Exercise
Take the material below and retype it in full; pictures are left out.
§
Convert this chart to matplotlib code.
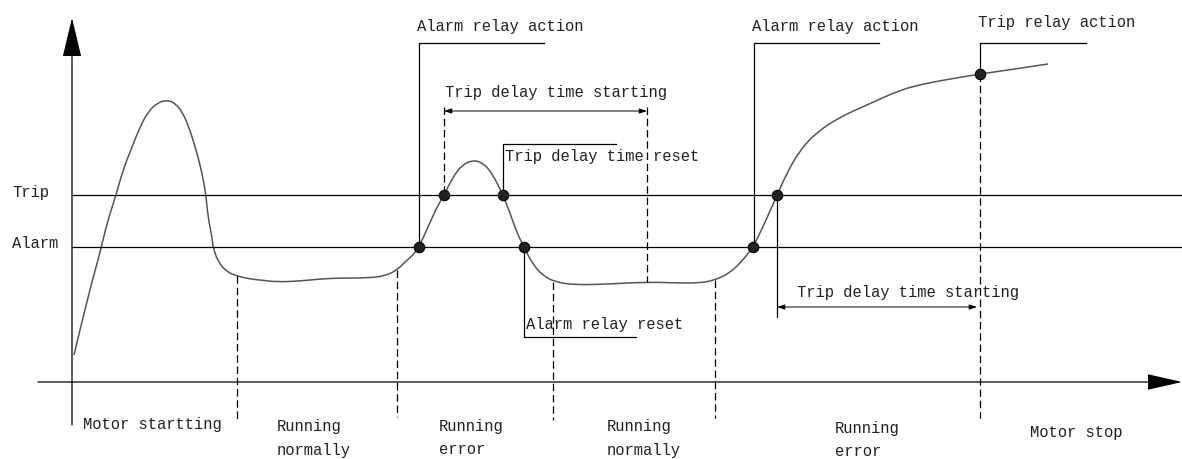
import matplotlib
matplotlib.use("Agg")
import matplotlib.pyplot as plt
from matplotlib.path import Path
from matplotlib.patches import PathPatch

# drawing is in picture units (x to the right, y downwards)
trip_level = 195
alarm_level = 247
x_axis_level = 382
y_axis_pos = 72

# current curve
curve_x = [74, 87, 100, 107, 116, 123, 132, 140, 148, 157,
           167, 175, 183, 190, 197, 202, 206, 208, 212, 213,
           218, 227, 237, 250, 260, 277, 300, 320, 340, 367,
           385, 397, 405, 413, 419, 428, 437, 444, 453, 462,
           473, 483, 492, 503, 510, 517, 524, 532, 542, 555,
           575, 610, 647, 680, 700, 715, 730, 743, 753, 763,
           777, 787, 800, 817, 840, 867, 900, 923, 950, 980,
           1015, 1048]
curve_y = [355, 300, 253, 223, 195, 170, 147, 127, 112, 103,
           100, 103, 113, 130, 153, 173, 195, 217, 237, 247,
           262, 272, 276, 279, 280, 282, 281, 279, 278, 278,
           276, 270, 262, 255, 247, 227, 207, 195, 177, 165,
           160, 163, 173, 195, 213, 233, 247, 263, 275, 282,
           285, 284, 282, 283, 283, 280, 273, 260, 247, 227,
           195, 173, 150, 132, 117, 105, 90, 84, 79, 74,
           69, 64]

# relay events (dots)
event_x = [419, 444, 503, 524, 753, 777, 980]
event_y = [247, 195, 195, 247, 247, 195, 74]

# phase boundaries (dashed) : x, top, bottom
phase_x = [237, 397, 553, 715, 980]
phase_top = [276, 270, 282, 280, 74]
phase_bottom = [420, 417, 420, 418, 418]

phase_labels = ["Motor startting", "Running\nnormally", "Running\nerror",
                "Running\nnormally", "Running\nerror", "Motor stop"]
phase_label_x = [83, 277, 439, 607, 835, 1030]
phase_label_y = [425, 427, 427, 427, 429, 432]

# callouts: leader path and text
callout_paths = [
    ([419, 419, 544], [247, 43, 43]),
    ([503, 503, 616], [195, 144, 144]),
    ([524, 524, 636], [247, 337, 337]),
    ([754, 754, 879], [247, 43, 43]),
    ([980, 980, 1086], [74, 43, 43]),
    ([777, 777], [195, 317]),
]
callout_texts = ["Alarm relay action", "Trip delay time reset", "Alarm relay reset",
                 "Alarm relay action", "Trip relay action",
                 "Trip delay time starting", "Trip delay time starting"]
callout_tx = [417, 505, 526, 752, 978, 445, 797]
callout_ty = [27, 157, 325, 27, 23, 93, 292]

# trip delay spans
span_start = [444, 777]
span_end = [647, 977]
span_y = [111, 307]
span_dash_x = [444, 647]
span_dash_top = [107, 107]
span_dash_bottom = [195, 282]

fig = plt.figure(figsize=(11.82, 4.59), dpi=100)
ax = fig.add_axes([0, 0, 1, 1])
ax.set_xlim(0, 1182)
ax.set_ylim(459, 0)
ax.axis("off")

font = dict(family="Liberation Mono", fontsize=11.2, color="#222222")
lw = 0.9

# axes with arrows
ax.annotate("", xy=(y_axis_pos, 18), xytext=(y_axis_pos, 425),
            arrowprops=dict(arrowstyle="-|>,head_length=2.5,head_width=0.6",
                            color="black", lw=lw, shrinkA=0, shrinkB=0))
ax.annotate("", xy=(1182, x_axis_level), xytext=(38, x_axis_level),
            arrowprops=dict(arrowstyle="-|>,head_length=2.2,head_width=0.5",
                            color="black", lw=lw, shrinkA=0, shrinkB=0))

# threshold lines
ax.hlines([trip_level, alarm_level], y_axis_pos, 1182, color="black", lw=lw)
ax.text(12, trip_level - 2, "Trip", va="center", **font)
ax.text(12, alarm_level - 3, "Alarm", va="center", **font)

# phase boundaries and labels
ax.vlines(phase_x, phase_top, phase_bottom, colors="black", lw=lw,
          linestyles=(0, (6, 3)))
for lab, x, y in zip(phase_labels, phase_label_x, phase_label_y):
    lines = lab.split("\n")
    for i, line in enumerate(lines):
        ax.text(x, y + i * 23, line, va="center", **font)

# trip delay spans
ax.vlines(span_dash_x, span_dash_top, span_dash_bottom, colors="black", lw=lw,
          linestyles=(0, (6, 3)))
for x0, x1, y in zip(span_start, span_end, span_y):
    ax.annotate("", xy=(x1, y), xytext=(x0, y),
                arrowprops=dict(arrowstyle="<|-|>,head_length=0.45,head_width=0.15",
                                color="black", lw=0.7, shrinkA=0, shrinkB=0))

# callout leaders and texts
for px, py in callout_paths:
    ax.plot(px, py, color="black", lw=lw)
for t, x, y in zip(callout_texts, callout_tx, callout_ty):
    ax.text(x, y, t, va="center", **font)

# curve: read points used as quadratic bezier controls so it is drawn smooth
pts = list(zip(curve_x, curve_y))
verts = [pts[0]]
codes = [Path.MOVETO]
for i in range(1, len(pts) - 1):
    mid = ((pts[i][0] + pts[i + 1][0]) / 2, (pts[i][1] + pts[i + 1][1]) / 2)
    verts += [pts[i], mid]
    codes += [Path.CURVE3, Path.CURVE3]
verts.append(pts[-1])
codes.append(Path.LINETO)
ax.add_patch(PathPatch(Path(verts, codes), facecolor="none",
                       edgecolor="#555555", lw=1.1))

ax.plot(event_x, event_y, "o", color="#222222", markersize=7.5,
        markeredgecolor="black", markeredgewidth=0.8)

fig.savefig("out.png", dpi=100)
§
Right answer
Convert this chart to matplotlib code.
import matplotlib
matplotlib.use("Agg")
import matplotlib.pyplot as plt
from matplotlib.path import Path
from matplotlib.patches import PathPatch

# drawing is in picture units (x to the right, y downwards)
trip_level = 195
alarm_level = 247
x_axis_level = 382
y_axis_pos = 72

# current curve
curve_x = [74, 87, 100, 107, 116, 123, 132, 140, 148, 157,
           167, 175, 183, 190, 197, 202, 206, 208, 212, 213,
           218, 227, 237, 250, 260, 277, 300, 320, 340, 367,
           385, 397, 405, 413, 419, 428, 437, 444, 453, 462,
           473, 483, 492, 503, 510, 517, 524, 532, 542, 555,
           575, 610, 647, 680, 700, 715, 730, 743, 753, 763,
           777, 787, 800, 817, 840, 867, 900, 923, 950, 980,
           1015, 1048]
curve_y = [355, 300, 253, 223, 195, 170, 147, 127, 112, 103,
           100, 103, 113, 130, 153, 173, 195, 217, 237, 247,
           262, 272, 276, 279, 280, 282, 281, 279, 278, 278,
           276, 270, 262, 255, 247, 227, 207, 195, 177, 165,
           160, 163, 173, 195, 213, 233, 247, 263, 275, 282,
           285, 284, 282, 283, 283, 280, 273, 260, 247, 227,
           195, 173, 150, 132, 117, 105, 90, 84, 79, 74,
           69, 64]

# relay events (dots)
event_x = [419, 444, 503, 524, 753, 777, 980]
event_y = [247, 195, 195, 247, 247, 195, 74]

# phase boundaries (dashed) : x, top, bottom
phase_x = [237, 397, 553, 715, 980]
phase_top = [276, 270, 282, 280, 74]
phase_bottom = [420, 417, 420, 418, 418]

phase_labels = ["Motor startting", "Running\nnormally", "Running\nerror",
                "Running\nnormally", "Running\nerror", "Motor stop"]
phase_label_x = [83, 277, 439, 607, 835, 1030]
phase_label_y = [425, 427, 427, 427, 429, 432]

# callouts: leader path and text
callout_paths = [
    ([419, 419, 544], [247, 43, 43]),
    ([503, 503, 616], [195, 144, 144]),
    ([524, 524, 636], [247, 337, 337]),
    ([754, 754, 879], [247, 43, 43]),
    ([980, 980, 1086], [74, 43, 43]),
    ([777, 777], [195, 317]),
]
callout_texts = ["Alarm relay action", "Trip delay time reset", "Alarm relay reset",
                 "Alarm relay action", "Trip relay action",
                 "Trip delay time starting", "Trip delay time starting"]
callout_tx = [417, 505, 526, 752, 978, 445, 797]
callout_ty = [27, 157, 325, 27, 23, 93, 292]

# trip delay spans
span_start = [444, 777]
span_end = [647, 977]
span_y = [111, 307]
span_dash_x = [444, 647]
span_dash_top = [107, 107]
span_dash_bottom = [195, 282]

fig = plt.figure(figsize=(11.82, 4.59), dpi=100)
ax = fig.add_axes([0, 0, 1, 1])
ax.set_xlim(0, 1182)
ax.set_ylim(459, 0)
ax.axis("off")

font = dict(family="Liberation Mono", fontsize=11.2, color="#222222")
lw = 0.9

# axes with arrows
ax.annotate("", xy=(y_axis_pos, 18), xytext=(y_axis_pos, 425),
            arrowprops=dict(arrowstyle="-|>,head_length=2.5,head_width=0.6",
                            color="black", lw=lw, shrinkA=0, shrinkB=0))
ax.annotate("", xy=(1182, x_axis_level), xytext=(38, x_axis_level),
            arrowprops=dict(arrowstyle="-|>,head_length=2.2,head_width=0.5",
                            color="black", lw=lw, shrinkA=0, shrinkB=0))

# threshold lines
ax.hlines([trip_level, alarm_level], y_axis_pos, 1182, color="black", lw=lw)
ax.text(12, trip_level - 2, "Trip", va="center", **font)
ax.text(12, alarm_level - 3, "Alarm", va="center", **font)

# phase boundaries and labels
ax.vlines(phase_x, phase_top, phase_bottom, colors="black", lw=lw,
          linestyles=(0, (6, 3)))
for lab, x, y in zip(phase_labels, phase_label_x, phase_label_y):
    lines = lab.split("\n")
    for i, line in enumerate(lines):
        ax.text(x, y + i * 23, line, va="center", **font)

# trip delay spans
ax.vlines(span_dash_x, span_dash_top, span_dash_bottom, colors="black", lw=lw,
          linestyles=(0, (6, 3)))
for x0, x1, y in zip(span_start, span_end, span_y):
    ax.annotate("", xy=(x1, y), xytext=(x0, y),
                arrowprops=dict(arrowstyle="<|-|>,head_length=0.45,head_width=0.15",
                                color="black", lw=0.7, shrinkA=0, shrinkB=0))

# callout leaders and texts
for px, py in callout_paths:
    ax.plot(px, py, color="black", lw=lw)
for t, x, y in zip(callout_texts, callout_tx, callout_ty):
    ax.text(x, y, t, va="center", **font)

# curve: read points used as quadratic bezier controls so it is drawn smooth
pts = list(zip(curve_x, curve_y))
verts = [pts[0]]
codes = [Path.MOVETO]
for i in range(1, len(pts) - 1):
    mid = ((pts[i][0] + pts[i + 1][0]) / 2, (pts[i][1] + pts[i + 1][1]) / 2)
    verts += [pts[i], mid]
    codes += [Path.CURVE3, Path.CURVE3]
verts.append(pts[-1])
codes.append(Path.LINETO)
ax.add_patch(PathPatch(Path(verts, codes), facecolor="none",
                       edgecolor="#555555", lw=1.1))

ax.plot(event_x, event_y, "o", color="#222222", markersize=7.5,
        markeredgecolor="black", markeredgewidth=0.8)

fig.savefig("out.png", dpi=100)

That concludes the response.